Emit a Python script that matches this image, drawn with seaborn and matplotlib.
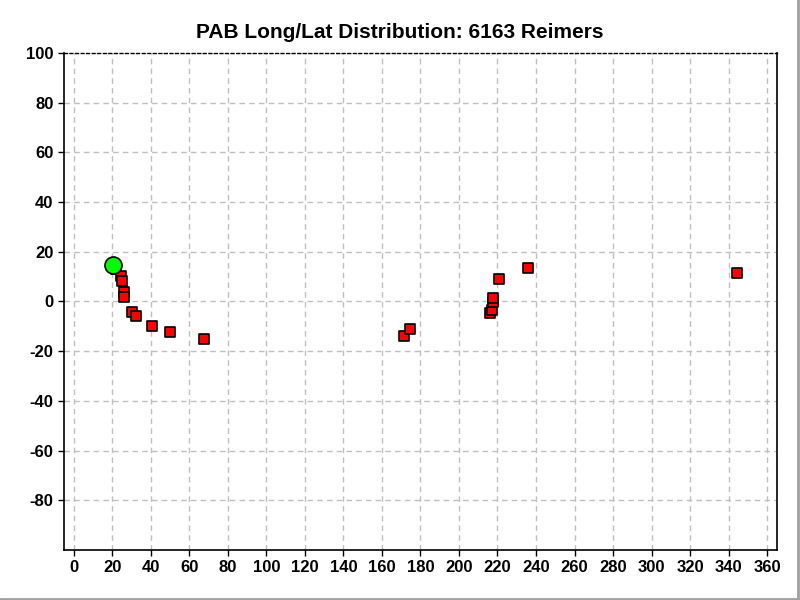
import matplotlib
matplotlib.use("Agg")
import matplotlib.pyplot as plt
import seaborn as sns
import pandas as pd
from matplotlib.lines import Line2D

sns.set_theme(style="white")
plt.rcParams['font.family'] = ['Liberation Sans', 'DejaVu Sans']
plt.rcParams['font.weight'] = 'bold'
plt.rcParams['axes.unicode_minus'] = False

title = "PAB Long/Lat Distribution: 6163 Reimers"

# red squares (longitude, latitude)
lon = [21.8, 24.5, 25.1, 26.1, 26.1, 30.1, 32.3, 40.6, 50.0, 67.6,
       171.3, 174.4, 215.9, 217.0, 217.5, 217.5, 220.6, 236.1, 344.4]
lat = [13.0, 10.3, 8.1, 3.7, 1.7, -4.3, -5.9, -9.9, -12.3, -15.2,
       -13.9, -11.1, -4.7, -3.5, -0.3, 1.3, 8.9, 13.3, 11.4]

# green circle (reference location)
ref_lon = [20.3]
ref_lat = [14.8]

xticks = list(range(0, 361, 20))
yticks = list(range(-80, 101, 20))

df = pd.DataFrame({"lon": lon, "lat": lat})
dref = pd.DataFrame({"lon": ref_lon, "lat": ref_lat})

fig = plt.figure(figsize=(8, 6), dpi=100)
ax = fig.add_axes([0.08, 0.0833, 0.891, 0.8284])

sns.scatterplot(data=df, x="lon", y="lat", ax=ax, marker="s", s=62,
                color="#ff0000", edgecolor="black", linewidth=1.2, zorder=3)
sns.scatterplot(data=dref, x="lon", y="lat", ax=ax, marker="o", s=150,
                color="#00ff00", edgecolor="black", linewidth=1.2, zorder=4)

ax.set_xlim(-5, 365)
ax.set_ylim(-100, 100)
ax.set_xticks(xticks)
ax.set_yticks(yticks)
ax.set_xlabel("")
ax.set_ylabel("")
ax.grid(True, color="#c0c0c0", linestyle=(0, (4, 3)), linewidth=1)
ax.set_axisbelow(True)
for s in ["left", "right", "bottom"]:
    ax.spines[s].set_color("black")
    ax.spines[s].set_linewidth(1.2)
ax.spines["top"].set_color("black")
ax.spines["top"].set_linewidth(1)
ax.spines["top"].set_linestyle((0, (2, 2)))
ax.tick_params(axis="both", which="both", direction="out", length=4, width=1,
               color="black", labelsize=12, labelcolor="black",
               bottom=True, left=True)
for lab in ax.get_xticklabels() + ax.get_yticklabels():
    lab.set_fontweight("bold")

fig.suptitle(title, x=0.5, y=0.962, fontsize=15, fontweight="bold",
             color="black")

fig.add_artist(Line2D([0, 1], [0.002, 0.002], transform=fig.transFigure,
                      color="#a0a0a0", linewidth=2))
fig.add_artist(Line2D([0.998, 0.998], [0, 1], transform=fig.transFigure,
                      color="#a0a0a0", linewidth=2))

fig.savefig("out.png", dpi=100)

= = =

:: Task directions ::
Write out the listing word for word, omitting the pictures it holds.

:: Answer ::
Emit a Python script that matches this image, drawn with seaborn and matplotlib.
import matplotlib
matplotlib.use("Agg")
import matplotlib.pyplot as plt
import seaborn as sns
import pandas as pd
from matplotlib.lines import Line2D

sns.set_theme(style="white")
plt.rcParams['font.family'] = ['Liberation Sans', 'DejaVu Sans']
plt.rcParams['font.weight'] = 'bold'
plt.rcParams['axes.unicode_minus'] = False

title = "PAB Long/Lat Distribution: 6163 Reimers"

# red squares (longitude, latitude)
lon = [21.8, 24.5, 25.1, 26.1, 26.1, 30.1, 32.3, 40.6, 50.0, 67.6,
       171.3, 174.4, 215.9, 217.0, 217.5, 217.5, 220.6, 236.1, 344.4]
lat = [13.0, 10.3, 8.1, 3.7, 1.7, -4.3, -5.9, -9.9, -12.3, -15.2,
       -13.9, -11.1, -4.7, -3.5, -0.3, 1.3, 8.9, 13.3, 11.4]

# green circle (reference location)
ref_lon = [20.3]
ref_lat = [14.8]

xticks = list(range(0, 361, 20))
yticks = list(range(-80, 101, 20))

df = pd.DataFrame({"lon": lon, "lat": lat})
dref = pd.DataFrame({"lon": ref_lon, "lat": ref_lat})

fig = plt.figure(figsize=(8, 6), dpi=100)
ax = fig.add_axes([0.08, 0.0833, 0.891, 0.8284])

sns.scatterplot(data=df, x="lon", y="lat", ax=ax, marker="s", s=62,
                color="#ff0000", edgecolor="black", linewidth=1.2, zorder=3)
sns.scatterplot(data=dref, x="lon", y="lat", ax=ax, marker="o", s=150,
                color="#00ff00", edgecolor="black", linewidth=1.2, zorder=4)

ax.set_xlim(-5, 365)
ax.set_ylim(-100, 100)
ax.set_xticks(xticks)
ax.set_yticks(yticks)
ax.set_xlabel("")
ax.set_ylabel("")
ax.grid(True, color="#c0c0c0", linestyle=(0, (4, 3)), linewidth=1)
ax.set_axisbelow(True)
for s in ["left", "right", "bottom"]:
    ax.spines[s].set_color("black")
    ax.spines[s].set_linewidth(1.2)
ax.spines["top"].set_color("black")
ax.spines["top"].set_linewidth(1)
ax.spines["top"].set_linestyle((0, (2, 2)))
ax.tick_params(axis="both", which="both", direction="out", length=4, width=1,
               color="black", labelsize=12, labelcolor="black",
               bottom=True, left=True)
for lab in ax.get_xticklabels() + ax.get_yticklabels():
    lab.set_fontweight("bold")

fig.suptitle(title, x=0.5, y=0.962, fontsize=15, fontweight="bold",
             color="black")

fig.add_artist(Line2D([0, 1], [0.002, 0.002], transform=fig.transFigure,
                      color="#a0a0a0", linewidth=2))
fig.add_artist(Line2D([0.998, 0.998], [0, 1], transform=fig.transFigure,
                      color="#a0a0a0", linewidth=2))

fig.savefig("out.png", dpi=100)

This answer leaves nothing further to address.